[Rows from a dataset of charts and code]
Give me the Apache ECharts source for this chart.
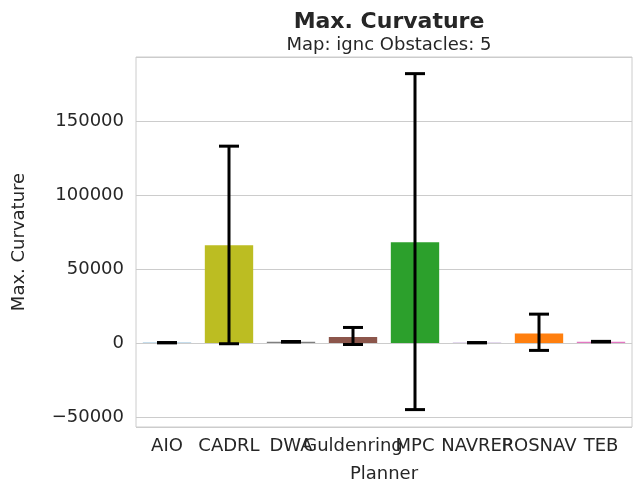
<!DOCTYPE html>
<html>
<head>
<meta charset="UTF-8">
<script src="https://cdn.jsdelivr.net/npm/echarts/dist/echarts.min.js"></script>
<style>
  body { margin: 0; background: #fff; }
  #chart { width: 641px; height: 492px; }
</style>
</head>
<body>
<div id="chart"></div>
<script>
  const planners = ['AIO', 'CADRL', 'DWA', 'Guldenring', 'MPC', 'NAVREP', 'ROSNAV', 'TEB'];
  const means = [200, 66000, 800, 4000, 68000, 200, 6500, 900];
  const errLow = [100, -500, 600, -1000, -45000, 100, -5000, 700];
  const errHigh = [300, 133000, 1000, 10500, 182000, 300, 19500, 1100];
  const colors = ['#1f77b4', '#bcbd22', '#7f7f7f', '#8c564b', '#2ca02c', '#9467bd', '#ff7f0e', '#e377c2'];

  const font = 'DejaVu Sans';
  const chart = echarts.init(document.getElementById('chart'));
  chart.setOption({
    animation: false,
    title: [
      { text: 'Max. Curvature', left: 384, top: 6, textAlign: 'center',
        textStyle: { fontFamily: font, fontSize: 22, fontWeight: 'bold', color: '#262626' } },
      { text: 'Map: ignc Obstacles: 5', left: 384, top: 31, textAlign: 'center',
        textStyle: { fontFamily: font, fontSize: 18, fontWeight: 'normal', color: '#262626' } }
    ],
    grid: { left: 136, right: 9, top: 57, bottom: 65, show: true, borderColor: '#cccccc', borderWidth: 1 },
    xAxis: {
      type: 'category', data: planners,
      name: 'Planner', nameLocation: 'middle', nameGap: 38,
      nameTextStyle: { fontFamily: font, fontSize: 18, color: '#262626' },
      axisLine: { show: false }, axisTick: { show: false },
      axisLabel: { fontFamily: font, fontSize: 18, color: '#262626', interval: 0, margin: 10 }
    },
    yAxis: {
      type: 'value', min: -56757, max: 193243,
      name: 'Max. Curvature', nameLocation: 'middle', nameGap: 108,
      nameTextStyle: { fontFamily: font, fontSize: 18, color: '#262626' },
      axisLine: { show: false }, axisTick: { show: false },
      splitLine: { lineStyle: { color: '#cccccc', width: 1 } },
      axisLabel: { fontFamily: font, fontSize: 18, color: '#262626', margin: 12,
        formatter: v => (Math.abs(v % 50000) < 1 ? String(v).replace('-', '\u2212') : '') }
    },
    series: [
      {
        type: 'bar', barWidth: '78%',
        data: means.map((v, i) => ({ value: v, itemStyle: { color: colors[i] } }))
      },
      {
        type: 'custom',
        data: planners.map((p, i) => [i, errLow[i], errHigh[i]]),
        renderItem: (params, api) => {
          const lo = api.coord([api.value(0), api.value(1)]);
          const hi = api.coord([api.value(0), api.value(2)]);
          const w = 10;
          const st = { stroke: '#000', lineWidth: 3 };
          return { type: 'group', children: [
            { type: 'line', shape: { x1: lo[0], y1: lo[1], x2: hi[0], y2: hi[1] }, style: st },
            { type: 'line', shape: { x1: lo[0] - w, y1: lo[1], x2: lo[0] + w, y2: lo[1] }, style: st },
            { type: 'line', shape: { x1: hi[0] - w, y1: hi[1], x2: hi[0] + w, y2: hi[1] }, style: st }
          ] };
        },
        z: 5
      }
    ]
  });
</script>
</body>
</html>
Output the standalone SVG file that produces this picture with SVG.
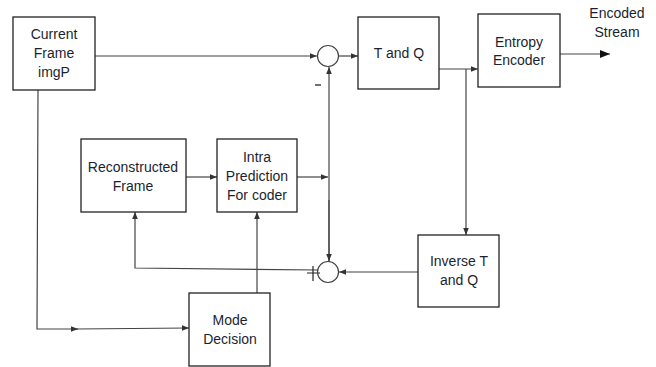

* **Task instructions**: Every record above should be written out again exactly; the pictures stay out of the copy.

* **In response**:
Give me the Apache ECharts source for this chart.
<!DOCTYPE html>
<html>
<head>
<meta charset="UTF-8">
<script src="https://cdn.jsdelivr.net/npm/echarts/dist/echarts.min.js"></script>
<style>
  body { margin: 0; background: #fff; }
  #chart { width: 641px; height: 492px; }
</style>
</head>
<body>
<div id="chart"></div>
<script>
  const planners = ['AIO', 'CADRL', 'DWA', 'Guldenring', 'MPC', 'NAVREP', 'ROSNAV', 'TEB'];
  const means = [200, 66000, 800, 4000, 68000, 200, 6500, 900];
  const errLow = [100, -500, 600, -1000, -45000, 100, -5000, 700];
  const errHigh = [300, 133000, 1000, 10500, 182000, 300, 19500, 1100];
  const colors = ['#1f77b4', '#bcbd22', '#7f7f7f', '#8c564b', '#2ca02c', '#9467bd', '#ff7f0e', '#e377c2'];

  const font = 'DejaVu Sans';
  const chart = echarts.init(document.getElementById('chart'));
  chart.setOption({
    animation: false,
    title: [
      { text: 'Max. Curvature', left: 384, top: 6, textAlign: 'center',
        textStyle: { fontFamily: font, fontSize: 22, fontWeight: 'bold', color: '#262626' } },
      { text: 'Map: ignc Obstacles: 5', left: 384, top: 31, textAlign: 'center',
        textStyle: { fontFamily: font, fontSize: 18, fontWeight: 'normal', color: '#262626' } }
    ],
    grid: { left: 136, right: 9, top: 57, bottom: 65, show: true, borderColor: '#cccccc', borderWidth: 1 },
    xAxis: {
      type: 'category', data: planners,
      name: 'Planner', nameLocation: 'middle', nameGap: 38,
      nameTextStyle: { fontFamily: font, fontSize: 18, color: '#262626' },
      axisLine: { show: false }, axisTick: { show: false },
      axisLabel: { fontFamily: font, fontSize: 18, color: '#262626', interval: 0, margin: 10 }
    },
    yAxis: {
      type: 'value', min: -56757, max: 193243,
      name: 'Max. Curvature', nameLocation: 'middle', nameGap: 108,
      nameTextStyle: { fontFamily: font, fontSize: 18, color: '#262626' },
      axisLine: { show: false }, axisTick: { show: false },
      splitLine: { lineStyle: { color: '#cccccc', width: 1 } },
      axisLabel: { fontFamily: font, fontSize: 18, color: '#262626', margin: 12,
        formatter: v => (Math.abs(v % 50000) < 1 ? String(v).replace('-', '\u2212') : '') }
    },
    series: [
      {
        type: 'bar', barWidth: '78%',
        data: means.map((v, i) => ({ value: v, itemStyle: { color: colors[i] } }))
      },
      {
        type: 'custom',
        data: planners.map((p, i) => [i, errLow[i], errHigh[i]]),
        renderItem: (params, api) => {
          const lo = api.coord([api.value(0), api.value(1)]);
          const hi = api.coord([api.value(0), api.value(2)]);
          const w = 10;
          const st = { stroke: '#000', lineWidth: 3 };
          return { type: 'group', children: [
            { type: 'line', shape: { x1: lo[0], y1: lo[1], x2: hi[0], y2: hi[1] }, style: st },
            { type: 'line', shape: { x1: lo[0] - w, y1: lo[1], x2: lo[0] + w, y2: lo[1] }, style: st },
            { type: 'line', shape: { x1: hi[0] - w, y1: hi[1], x2: hi[0] + w, y2: hi[1] }, style: st }
          ] };
        },
        z: 5
      }
    ]
  });
</script>
</body>
</html>
Output the standalone SVG file that produces this picture with SVG.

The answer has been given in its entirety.